I calmly try to tell the guy that I should be okay getting back to the main strip, trying to gently shoo him out of the car - I mean, you don't want to get these guys too worked up - they could whip out that aids-infested heroine syringe anytime and jab you just for fun. But he refuses, smiling and saying he loves to help people. Saying a quick prayer, I start to drive, following his directions, just hoping that possibly there was a remote chance he was legitimate.
Turns out he wasn't that bad, because within 1 minute, we're back in the main town. Okay so he can't bash me anymore .... but surely he's got something else up his sleeve. As we pull up outside a large shopping strip, I stop the car and tell him that I should be fine from here. I tell a 'white lie' and say that my four 'large, muscly and imposing friends who just stepped out to look at some very large dumbbells' should be coming along any moment, and so thank you very much for your help but I should be fine from here. But he smiles again, refuses to jump out and says he'll wait for my friends, because, he says 'there are some strange people around here, and I don't want anything bad to happen to you' - how ironic.

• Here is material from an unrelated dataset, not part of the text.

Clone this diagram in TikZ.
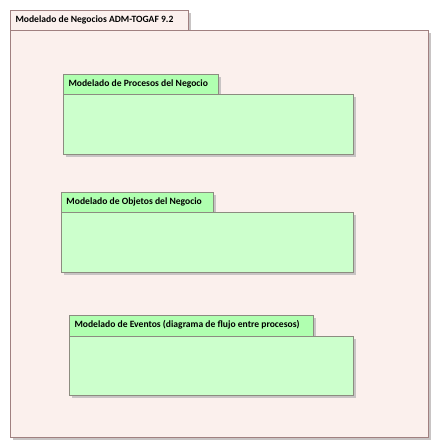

Looking around, I notice that there's a fairly decent crowd - so stabbing me is hopefully less likely. So I pluck up a bit of courage and get a bit forceful, telling him that its fine, and could he please leave me. Its at this point that he looks a bit hurt, and starts to climb out. Should I give him money, I think? No, he'll probably run off with my wallet, or chop off my hand with the wallet still in it. But then he sits down again, locks the door and says he wants to exchange contact details. I slip him a fake phone number, just hoping to get him out as quick as possible. Alas, he doesn't have any paper to write his number. So he decides instead to try to burn his number into the dashboard of the car. Whips out his cigarette lighter and starts melting. That's when I lose it and tell him he's crazy and could he please get out of my car!! He seems apologetic, but then makes one last offer, asking me if I'm after any girls. Because if I was, he has a good friend that runs a chicken shop, and that I should drop past at night, because the chicken shop turns into a fun place after 9pm. What a crazy!!
Anyway, he finally gets out of the car, after which I lock the door, flip on the engine and get the heck out of their. For the rest of my time in Aruba, the doors stayed firmly shut, no matter where I was! Welcome to Aruba!